In a proof-of-concept experiment, an aminated surface was formed¹² by immersing an oxidized silicon wafer (525 nm SiO₂ layer) in a 2% (v/v) solution of aminopropyl trimethoxysilane (APTMS) in dry toluene for 5 hours in an oxygen free environment. The resulting surface, upon exposure to an ethanolic solution of freshly sublimed 1,4-BQ, forms the BQ-terminated surface via Michael Addition.¹³ To ink the cantilever arrays for RA-DPN with CAN, parafilm was used to sandwich the chip holding the array of 26 cantilevers (F26 pen array, NanoInk, Skokie, IL) so that the CAN solution deposited by micropippette would be localized on the cantilevers.¹⁴ Drying the array in an oven resulted in an even coating of the CAN oxidant on the tips, as evidenced by optical microscopy (see supporting information). To form patterns, the CAN coated tips were used in a DPN experiment to activate the HQ surface through local oxidation to BQ at a relative humidity of 40–60%. The hydrophilic nature of the substrate facilitates the formation of a meniscus¹⁵ and, as a result, the transport of the ink to the surfaces. The CAN inked arrays were washed with deionized water and immersed in a 10 µM solution of an oligonucleotide sequence, modified at the 5′ end with an amine and at the 3′ with a Cy3 fluorophore, for 2 hrs. The resulting oligonucleotide arrays could be imaged by epifluorescence microscopy (Figure 1A). Similarly, arrays of dots consisting of proteins were also prepared by RA-DPN by immersing the patterned quinone surface for 2 h in a 50 µg mL⁻¹ solution of the AF549 labeled protein cholera toxin β subunit, and arrays of proteins dots were observable by epifluorescence microscopy (Figure 1B). Presumably, Michael addition occurs between the BQ moieties on the surface and the lysine residues that occur frequently on the exterior of proteins, resulting in the immobilization of the proteins on the surface without prior labeling. Upon exposure to fluorophore-labeled complementary antibodies for the protein, binding was observed, demonstrating that the proteins maintain bioactivity.

Figure 1.

Fluorescence image of 16 × 21 pattern of (A) Cy3-labelled oligonucleotide and (B) AF549 labeled protein dot features assembled on an Si/SiO₂ surface, prepared by the RA-DPN method with a 26 pen array.
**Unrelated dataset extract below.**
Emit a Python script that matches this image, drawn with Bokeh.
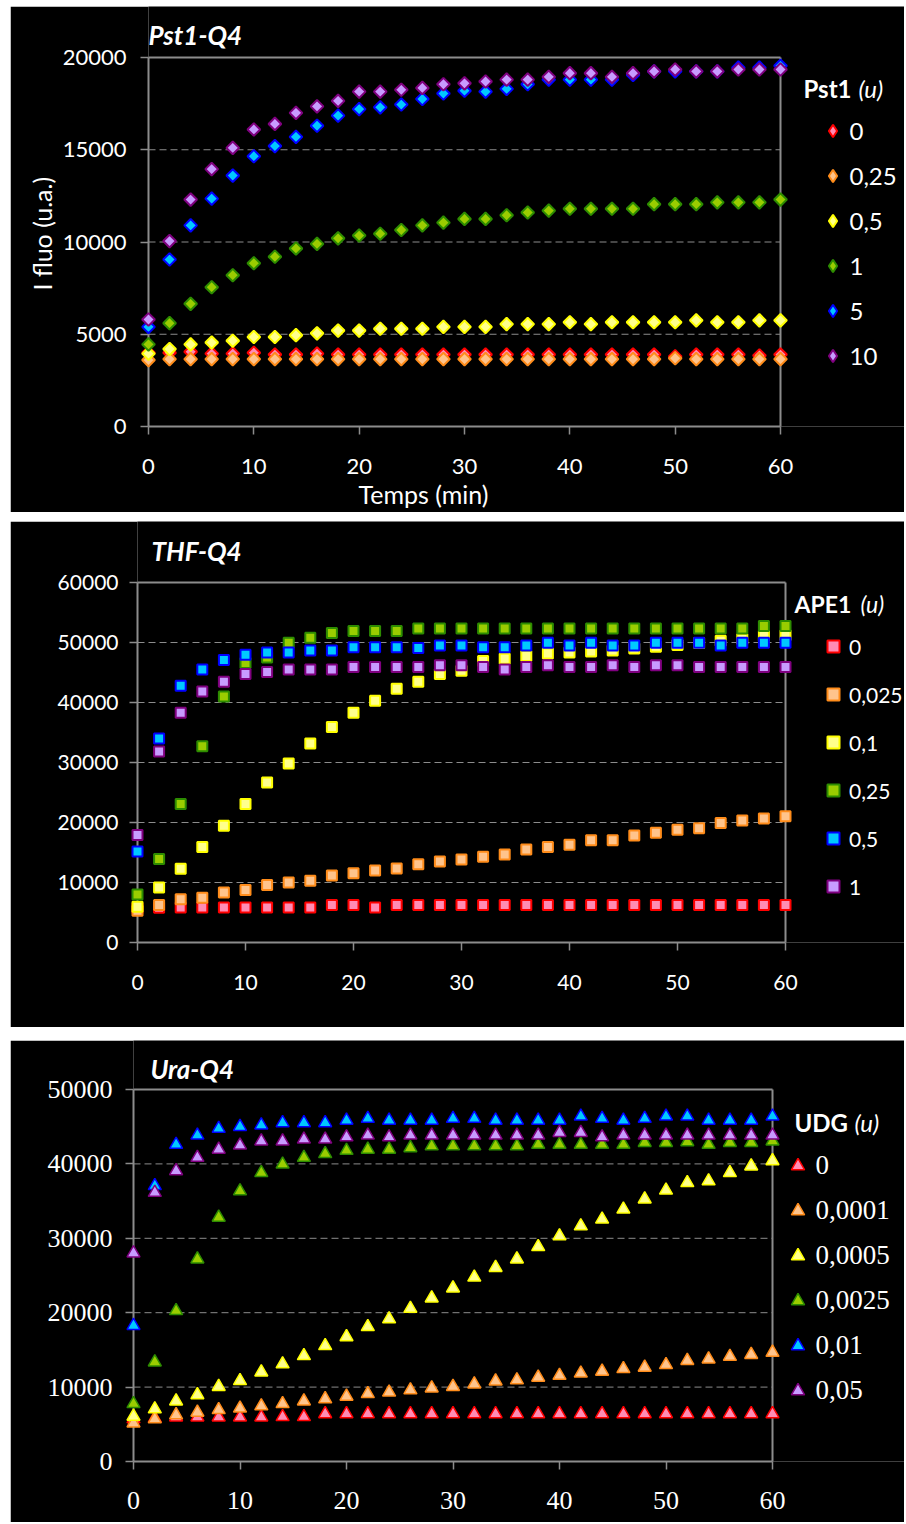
from bokeh.plotting import figure
from bokeh.models import (FixedTicker, Legend, LegendItem, Spacer, Title,
                          Range1d, Label, ColumnDataSource)
from bokeh.layouts import column, row
from bokeh.embed import file_html
from bokeh.resources import INLINE

# ------------------------------------------------------------------ data
time_min = [0, 2, 4, 6, 8, 10, 12, 14, 16, 18, 20, 22, 24, 26, 28, 30,
            32, 34, 36, 38, 40, 42, 44, 46, 48, 50, 52, 54, 56, 58, 60]
x_ticks = [0, 10, 20, 30, 40, 50, 60]

# Panel 1 : Pst1-Q4
pst1_title = "Pst1-Q4"
pst1_legend_title = "Pst1"
pst1_legend = ["0", "0,25", "0,5", "1", "5", "10"]
pst1_y_ticks = [0, 5000, 10000, 15000, 20000]
pst1_0 = [4000, 4000, 4050, 3950, 3950, 4000, 3900, 3900, 3950, 3900,
          3900, 3900, 3900, 3900, 3900, 3900, 3900, 3900, 3900, 3900,
          3900, 3900, 3900, 3900, 3900, 3800, 3900, 3900, 3900, 3850,
          3900]
pst1_025 = [3600, 3650, 3650, 3650, 3650, 3650, 3650, 3650, 3650, 3650,
            3650, 3650, 3650, 3650, 3650, 3650, 3650, 3650, 3650, 3650,
            3650, 3650, 3650, 3650, 3650, 3700, 3650, 3650, 3650, 3650,
            3650]
pst1_05 = [3950, 4200, 4450, 4550, 4650, 4850, 4850, 4950, 5050, 5200,
           5200, 5300, 5300, 5300, 5400, 5400, 5400, 5550, 5550, 5550,
           5650, 5550, 5650, 5650, 5650, 5650, 5750, 5650, 5650, 5750,
           5750]
pst1_1 = [4450, 5600, 6650, 7550, 8200, 8850, 9200, 9650, 9900, 10200,
          10350, 10450, 10650, 10900, 11050, 11250, 11250, 11450, 11600, 11700,
          11800, 11800, 11800, 11800, 12050, 12050, 12050, 12150, 12150, 12150,
          12300]
pst1_5 = [5400, 9050, 10900, 12350, 13600, 14650, 15200, 15700, 16300, 16850,
          17200, 17300, 17450, 17750, 18050, 18200, 18150, 18300, 18550, 18800,
          18800, 18800, 18800, 19050, 19250, 19250, 19250, 19250, 19450, 19450,
          19550]
pst1_10 = [5800, 10050, 12300, 13950, 15100, 16100, 16400, 17000, 17350, 17650,
           18150, 18150, 18250, 18350, 18550, 18600, 18700, 18800, 18800, 18950,
           19150, 19150, 18950, 19150, 19250, 19350, 19250, 19250, 19350, 19350,
           19350]

# Panel 2 : THF-Q4
ape1_title = "THF-Q4"
ape1_legend_title = "APE1"
ape1_legend = ["0", "0,025", "0,1", "0,25", "0,5", "1"]
ape1_y_ticks = [0, 10000, 20000, 30000, 40000, 50000, 60000]
ape1_0 = [5700, 5800, 5850, 5850, 5850, 5850, 5850, 5850, 5850, 6250,
          6250, 5850, 6250, 6250, 6250, 6250, 6250, 6250, 6250, 6250,
          6250, 6250, 6250, 6250, 6250, 6250, 6250, 6250, 6250, 6250,
          6250]
ape1_0025 = [5300, 6250, 7200, 7450, 8350, 8750, 9600, 10000, 10300, 11150,
             11550, 12000, 12350, 13050, 13500, 13850, 14300, 14650, 15500, 15900,
             16300, 17050, 17050, 17850, 18300, 18800, 19050, 19900, 20350, 20650,
             21050]
ape1_01 = [5950, 9150, 12300, 15900, 19450, 23100, 26650, 29850, 33150, 35900,
           38300, 40300, 42300, 43450, 44750, 45300, 46900, 47300, 47750, 48150,
           48350, 48500, 48650, 49000, 49300, 49600, 49900, 50300, 50600, 51100,
           51200]
ape1_025 = [8000, 13900, 23100, 32700, 41000, 46600, 47500, 49950, 50800, 51600,
            51900, 51900, 51900, 52350, 52350, 52350, 52350, 52350, 52350, 52350,
            52350, 52350, 52350, 52350, 52350, 52350, 52350, 52350, 52350, 52750,
            52750]
ape1_05 = [15150, 34000, 42800, 45500, 47100, 47950, 48350, 48350, 48650, 48650,
           49200, 49200, 49200, 49100, 49500, 49500, 49200, 49200, 49500, 49950,
           49500, 49950, 49500, 49500, 49950, 49950, 49950, 49500, 49950, 49950,
           49950]
ape1_1 = [17900, 31850, 38300, 41850, 43450, 44750, 45100, 45500, 45500, 45500,
          45900, 45900, 45900, 45900, 46200, 46200, 45900, 45500, 45900, 46200,
          45900, 45900, 46200, 45900, 46200, 46200, 45900, 45900, 45900, 45900,
          45900]

# Panel 3 : Ura-Q4
udg_title = "Ura-Q4"
udg_legend_title = "UDG"
udg_legend = ["0", "0,0001", "0,0005", "0,0025", "0,01", "0,05"]
udg_y_ticks = [0, 10000, 20000, 30000, 40000, 50000]
udg_0 = [5700, 5800, 5950, 5950, 5950, 5950, 5950, 6000, 6000, 6400,
         6400, 6400, 6400, 6400, 6400, 6400, 6400, 6400, 6400, 6400,
         6400, 6400, 6400, 6400, 6400, 6400, 6400, 6400, 6400, 6400,
         6400]
udg_00001 = [5150, 5700, 6250, 6600, 6950, 7150, 7450, 7750, 8100, 8400,
             8750, 9100, 9300, 9600, 9850, 10050, 10400, 10800, 10950, 11300,
             11550, 11850, 12100, 12450, 12650, 13000, 13550, 13750, 14100, 14350,
             14650]
udg_00005 = [6050, 7050, 8100, 8950, 10050, 10850, 12000, 13100, 14200, 15550,
             16750, 18100, 19150, 20550, 21950, 23300, 24750, 26050, 27200, 28850,
             30300, 31650, 32550, 33900, 35250, 36450, 37450, 37700, 38800, 39700,
             40400]
udg_00025 = [7750, 13350, 20250, 27200, 32800, 36350, 38800, 39950, 40850, 41350,
             41800, 41950, 41950, 42150, 42400, 42400, 42400, 42400, 42400, 42600,
             42600, 42600, 42600, 42600, 42850, 42850, 42950, 42600, 42850, 42850,
             43050]
udg_001 = [18250, 37050, 42600, 43850, 44750, 45000, 45200, 45500, 45500, 45500,
           45850, 46100, 45850, 45850, 45850, 46100, 46100, 45850, 45850, 45850,
           45850, 46400, 46100, 45850, 46100, 46400, 46400, 45850, 45850, 45850,
           46400]
udg_005 = [28000, 36150, 39050, 40850, 41950, 42500, 43050, 43050, 43300, 43300,
           43600, 43850, 43600, 43850, 43850, 43850, 43850, 43850, 43850, 43850,
           44200, 44200, 43600, 43850, 43850, 43850, 43850, 43850, 43850, 43850,
           43850]

# ------------------------------------------------------------------ style
LINE_COLORS = ["#ff0000", "#ff8c1a", "#ffff00", "#2d8c00", "#0000ff", "#7f007f"]
FILL_COLORS = ["#ff8cb4", "#ffc48c", "#ffff8c", "#9acd00", "#00c8ff", "#c89bff"]
GRAY = "#8c8c8c"
SANS = "Lato"
SERIF = "Liberation Serif"
FIG_W = 894
PAGE_LEFT = 10
LABEL_SHIFT = 10   # rendered baseline sits this much lower than requested


def build_panel(c):
    mbl, mbb, H = c["mbl"], c["mbb"], c["h"]
    fw, fh = FIG_W - mbl, H - mbb
    yt = c["y_ticks"]
    xmax = x_ticks[-1] * fw / c["xpx"]
    ymax = yt[-1] * fh / c["ypx"]
    p = figure(width=FIG_W, height=H,
               x_range=Range1d(x_ticks[0], xmax), y_range=Range1d(yt[0], ymax),
               toolbar_location=None, output_backend="svg",
               min_border_left=mbl, min_border_right=0,
               min_border_top=0, min_border_bottom=mbb,
               background_fill_color="black", border_fill_color="black",
               outline_line_color=None)
    p.grid.visible = False

    frame_left = PAGE_LEFT + mbl
    frame_bottom = c["top"] + fh

    def dx(px):
        return (px - frame_left) / fw * xmax

    def dy(py):
        return (frame_bottom - py) / fh * ymax

    tf, ts = c["tick_font"], c["tick_size"]
    for ax in (p.xaxis[0], p.yaxis[0]):
        ax.axis_line_color = GRAY
        ax.axis_line_width = 2
        ax.major_tick_line_color = GRAY
        ax.major_tick_line_width = 1.5
        ax.major_tick_in = 0
        ax.major_tick_out = 8
        ax.minor_tick_line_color = None
        ax.major_label_text_color = "white"
        ax.major_label_text_font = tf
        ax.major_label_text_font_size = ts
    p.xaxis.ticker = FixedTicker(ticks=x_ticks)
    p.yaxis.ticker = FixedTicker(ticks=yt)
    p.xaxis.bounds = (x_ticks[0], x_ticks[-1])
    p.yaxis.bounds = (yt[0], yt[-1])
    p.xaxis.major_label_standoff = c["xstand"]
    p.yaxis.major_label_standoff = c["ystand"]

    # dashed gridlines and the top / right sides of the plot box
    gy = yt[1:-1]
    p.segment(x0=[x_ticks[0]] * len(gy), x1=[x_ticks[-1]] * len(gy),
              y0=gy, y1=gy, line_color=GRAY, line_width=1, line_dash="7 4")
    p.segment(x0=[x_ticks[0], x_ticks[-1]], x1=[x_ticks[-1], x_ticks[-1]],
              y0=[yt[-1], yt[0]], y1=[yt[-1], yt[-1]],
              line_color=GRAY, line_width=2)

    rends = []
    for vals, lc, fc in zip(c["series"], LINE_COLORS, FILL_COLORS):
        r = p.scatter(x=time_min, y=vals, marker=c["marker"], size=c["msize"],
                      angle=c["mangle"], line_color=lc, fill_color=fc,
                      line_width=c["mlw"], level="overlay")
        rends.append(r)

    leg_rends = rends
    if c.get("leg_marker"):
        leg_rends = []
        for vals, lc, fc in zip(c["series"], LINE_COLORS, FILL_COLORS):
            src = ColumnDataSource(dict(x=[time_min[0]], y=[float("nan")]))
            leg_rends.append(p.scatter(x="x", y="y", source=src,
                                       marker=c["leg_marker"], size=c["msize"],
                                       line_color=lc, fill_color=fc,
                                       line_width=c["mlw"]))

    GW, LH, LS = c["leg_gw"], c["leg_h"], c["leg_s"]
    n = len(rends)
    leg_left = c["leg_cx"] - GW / 2
    leg_bottom = c["leg_cy"] - LH / 2 + n * LH + (n - 1) * LS
    legend = Legend(items=[LegendItem(label=lab, renderers=[r])
                           for lab, r in zip(c["labels"], leg_rends)],
                    location=(float(leg_left - frame_left),
                              float(frame_bottom - leg_bottom)),
                    orientation="vertical", padding=0, margin=0,
                    spacing=LS, glyph_height=LH, glyph_width=GW,
                    label_height=LH,
                    label_standoff=max(0, int(round(c["leg_tx"] - (leg_left + GW)))),
                    background_fill_alpha=0, border_line_alpha=0,
                    label_text_color="white", label_text_font=c["leg_font"],
                    label_text_font_size=c["leg_size"])
    p.add_layout(legend)

    def lab(px, py, text, size, style="normal"):
        p.add_layout(Label(x=dx(px), y=dy(py - LABEL_SHIFT), text=text,
                           text_color="white", text_font=SANS,
                           text_font_size=size, text_font_style=style,
                           text_align="left", text_baseline="alphabetic"))

    tx, tb = c["title_pos"]
    lab(tx, tb, c["title"], "26px", "bold italic")
    lx, lb = c["legt_pos"]
    lab(lx, lb, c["legt"], c["legt_size"], "bold")
    lab(c["legu_x"], lb, "(u)", c["legt_size"], "italic")

    if c.get("axis_labels"):
        p.add_layout(Title(text="I fluo (u.a.)", align="left", offset=136,
                           text_color="white", text_font=SANS,
                           text_font_style="normal", text_font_size="25px",
                           standoff=5), "left")
        p.add_layout(Title(text="Temps (min)", align="left", offset=210,
                           text_color="white", text_font=SANS,
                           text_font_style="normal", text_font_size="25px",
                           standoff=0), "below")
    return p


p1 = build_panel(dict(
    top=6, h=506, mbl=138, mbb=86, xpx=632, ypx=369,
    y_ticks=pst1_y_ticks, labels=pst1_legend,
    series=[pst1_0, pst1_025, pst1_05, pst1_1, pst1_5, pst1_10],
    marker="square", msize=9, mangle=0.785398, mlw=2, leg_marker="diamond",
    tick_font=SANS, tick_size="22px", ystand=14, xstand=24,
    leg_cx=832, leg_cy=130, leg_gw=31, leg_h=31, leg_s=14, leg_tx=850,
    leg_font=SANS, leg_size="24px",
    legt=pst1_legend_title, legt_size="24px", legt_pos=(803, 98), legu_x=858,
    title=pst1_title, title_pos=(148, 44), axis_labels=True))

p2 = build_panel(dict(
    top=521, h=506, mbl=127, mbb=85, xpx=648, ypx=360,
    y_ticks=ape1_y_ticks, labels=ape1_legend,
    series=[ape1_0, ape1_0025, ape1_01, ape1_025, ape1_05, ape1_1],
    marker="square", msize=10, mangle=0, mlw=2,
    tick_font=SANS, tick_size="21px", ystand=11, xstand=24,
    leg_cx=833, leg_cy=646, leg_gw=30, leg_h=32, leg_s=16, leg_tx=849,
    leg_font=SANS, leg_size="21px",
    legt=ape1_legend_title, legt_size="23px", legt_pos=(794, 613), legu_x=860,
    title=ape1_title, title_pos=(151, 560.7)))

p3 = build_panel(dict(
    top=1040, h=482, mbl=123, mbb=61, xpx=639, ypx=372,
    y_ticks=udg_y_ticks, labels=udg_legend,
    series=[udg_0, udg_00001, udg_00005, udg_00025, udg_001, udg_005],
    marker="triangle", msize=13, mangle=0, mlw=1.5,
    tick_font=SERIF, tick_size="26px", ystand=13, xstand=22,
    leg_cx=797, leg_cy=1165, leg_gw=33, leg_h=33, leg_s=12, leg_tx=815,
    leg_font=SERIF, leg_size="27px",
    legt=udg_legend_title, legt_size="24px", legt_pos=(794, 1131.7), legu_x=854,
    title=udg_title, title_pos=(150, 1078.3)))

root1 = row(Spacer(width=PAGE_LEFT, height=10),
            column(Spacer(width=FIG_W, height=6), p1))
root2 = row(Spacer(width=PAGE_LEFT, height=10),
            column(Spacer(width=FIG_W, height=9), p2))
root3 = row(Spacer(width=PAGE_LEFT, height=10),
            column(Spacer(width=FIG_W, height=13), p3))

with open("out.html", "w") as f:
    f.write(file_html([root1, root2, root3], INLINE, title="Q4 fluorescence"))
An important feature of DPN, which is maintained in RA-DPN, is the ability to form patterns on a large range of length scales with precise control over size by varying dwell time. Tip arrays inked with CAN were brought into contact with the HQ surface with dwell times ranging from 0.01 to 10 s. Fluorescent images show an increase in spot size as well as fluorescence intensity as the dwell time increases (see supporting information). AFM topographical images of these patterns confirm that as dwell time increases so too does the feature size (Figure 2), following the same growth rate predicted theoretically,¹⁵ with a diameter range from 350 to 830 nm, while maintaining a constant height.

Figure 2.

(A) AFM topographical image of a series of oligonucleotide dots of increasing size created by varying dwell times (0.01, 0.05, 0.1, 0.5, 1, 5, 10 s, left to right) results in increasing spot size (350, 450, 500, 650, 740, 800, 830 nm). (B) Plot of Dwell time vs. Feature Area.

In conclusion, a novel method for using DPN to activate and deactivate features on hydroquinone functionalized surfaces has been developed. This method avoids time consuming optimization processes to pattern each additional species, can be used to pattern any material containing a strong nucleophile, and the relationship between dwell time and feature size is maintained. With the resolution demonstrated here, patterns of 50,000 spots of oligonucleotides and proteins could be made in a 100 × 100 µm grid.

Supplementary Material

1_si_001. Supporting Information Available.

Experimental preparation and instrumentation. Surface characterization by XPS, ATR-FTIR, and Raman Spectroscopy. Demonstration of surface switching by Contact Angle Measurement. Fluorescence images.